Settlements and other losses during the three months ended June 30, 2010 relate to a $0.8 million loss associated with a contractual dispute with an issuing bank offset by a $0.5 million positive adjustment related to the resolution of a patent infringement dispute. Settlements and other losses of $4.3 million in the six months ended June 30, 2010 relate to a $3.5 million loss related to a patent infringement dispute and a $0.8 million loss related to a contractual dispute with an issuing bank.

(2)  In addition to Adjusted EBITDA, we use a second non-GAAP financial metric that we label "Adjusted Net Income" to evaluate our financial performance. We compute Adjusted Net Income by adjusting net income or net loss to remove tax-effected amortization expense, stock-based compensation and other non-recurring gains and losses. We believe that Adjusted Net Income is an important metric that is useful to our board of directors, management and investors for the following reasons:

  • Assets being depreciated will often have to be replaced in the future and Adjusted EBITDA does not reflect any expenditure for these items;
     
  • Adjusted EBITDA does not reflect the significant interest expense, or the payments necessary to service interest payments on our debt;
     
  • Adjusted Net Income provides a meaningful comparison of our operating results over several periods because it removes the impact of income and expense items that are not a direct result of our core operations, such as goodwill and intangible impairments, legal settlements, one-time settlement gains and losses on the early extinguishment of long-term debt; and
     
  • It functions as a threshold target for our company-wide employee bonus compensation; and
     
  • We believe Adjusted Net Income measurements are used by investors as a supplemental measure to evaluate the overall operating performance of companies in our industry. 

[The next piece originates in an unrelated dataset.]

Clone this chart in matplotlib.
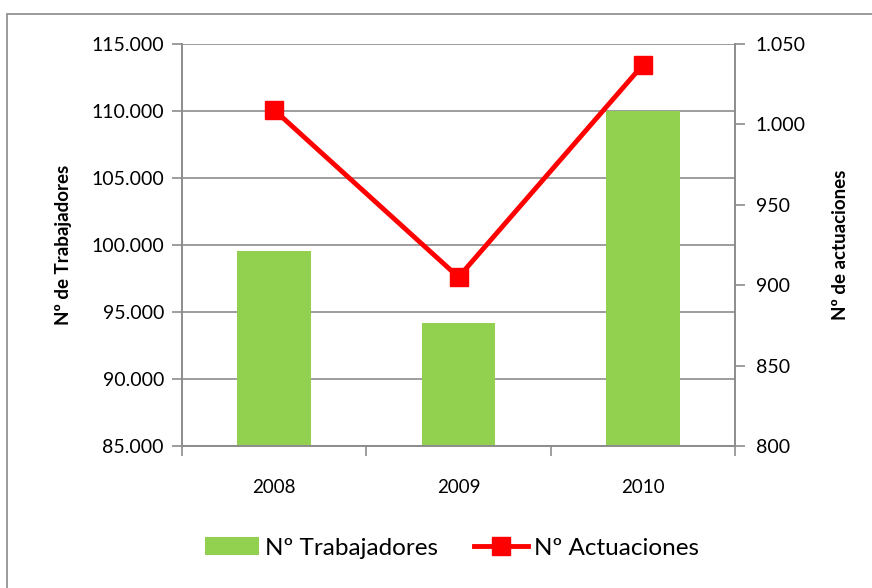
import matplotlib.pyplot as plt
import matplotlib.ticker as mticker
from matplotlib.patches import Rectangle
import numpy as np

years = ["2008", "2009", "2010"]
trabajadores = [99570, 94180, 110030]
actuaciones = [1009, 905, 1037]

plt.rcParams["font.family"] = ["Lato", "DejaVu Sans"]

GREEN = "#92d050"
RED = "#ff0000"
GRID = "#8c8c8c"


def thousands(v, _pos):
    return f"{v:,.0f}".replace(",", ".")


fig = plt.figure(figsize=(8.72, 5.88), dpi=100)
# outer chart border
fig.patches.append(Rectangle((7 / 872, -0.02), 1.0, 1 - 14 / 588 + 0.02,
                             transform=fig.transFigure, fill=False,
                             edgecolor="#8a8a8a", linewidth=1.2))

ax = fig.add_axes([182 / 872, 1 - 446 / 588, (735 - 182) / 872, (446 - 44) / 588])
ax2 = ax.twinx()

x = np.arange(len(years))
bars = ax.bar(x, trabajadores, width=0.4, color=GREEN, zorder=2, label="Nº Trabajadores")
ax.set_xlim(-0.5, 2.5)
ax.set_ylim(85000, 115000)
ax.yaxis.set_major_locator(mticker.MultipleLocator(5000))
ax.yaxis.set_major_formatter(mticker.FuncFormatter(thousands))
ax.grid(axis="y", color=GRID, linewidth=1.2, zorder=0)
ax.set_axisbelow(True)

ax.set_xticks(x)
ax.set_xticklabels(years, fontsize=13.5)
ax.set_xticks([-0.5, 0.5, 1.5, 2.5], minor=True)
ax.tick_params(axis="x", which="major", length=0, pad=24)
ax.tick_params(axis="x", which="minor", length=7, color=GRID, width=1.2)
ax.tick_params(axis="y", length=7, color=GRID, width=1.2, labelsize=14, pad=6)

ax2.plot(x, actuaciones, color=RED, linewidth=3.5, marker="s", markersize=13,
         zorder=3, label="Nº Actuaciones")
ax2.set_ylim(800, 1050)
ax2.yaxis.set_major_locator(mticker.MultipleLocator(50))
ax2.yaxis.set_major_formatter(mticker.FuncFormatter(thousands))
ax2.tick_params(axis="y", length=7, color=GRID, width=1.2, labelsize=14, pad=8)

for a in (ax, ax2):
    a.spines["top"].set_visible(False)
    for side in ("left", "right", "bottom"):
        a.spines[side].set_color(GRID)
        a.spines[side].set_linewidth(1.2)

ax.set_ylabel("Nº de Trabajadores", fontsize=13.5, fontweight="bold")
ax.yaxis.set_label_coords(-0.199, 0.5)
ax2.set_ylabel("Nº de actuaciones", fontsize=13.5, fontweight="bold")
ax2.yaxis.set_label_coords(1.176, 0.5)

handles = [bars, ax2.get_lines()[0]]
labels = ["Nº Trabajadores", "Nº Actuaciones"]
fig.legend(handles, labels, loc="center", bbox_to_anchor=(452 / 872, 1 - 548 / 588),
           ncol=2, frameon=False, fontsize=17.5, handlelength=2.2, handleheight=0.75,
           columnspacing=1.5, handletextpad=0.25)

fig.savefig("out.png", dpi=100)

Settlements and other losses during the three months ended June 30, 2010 relate to a $0.8 million loss associated with a contractual dispute with an issuing bank offset by a $0.5 million positive adjustment related to the resolution of a patent infringement dispute. Settlements and other losses of $4.3 million in the six months ended June 30, 2010 relate to a $3.5 million loss related to a patent infringement dispute and a $0.8 million loss related to a contractual dispute with an issuing bank.

(3)  By providing this non-GAAP financial measure, together with the above reconciliation, we believe we are enhancing investors' understanding of our business and our results of operations, as well as assisting investors in evaluating how well we are executing strategic initiatives. Our Adjusted EBITDA and Adjusted Net Income are not necessarily comparable to what other companies define as Adjusted EBITDA and Adjusted Net Income. In addition, Adjusted EBITDA and Adjusted Net Income are not measures defined by U.S. GAAP and should not be considered as substitutes for or alternatives to net income, operating income, cash flows from operating activities or other financial information as determined by U.S. GAAP. Our presentation of Adjusted EBITDA and Adjusted Net Income should not be construed as an implication that our future results will be unaffected by unusual or non-recurring items.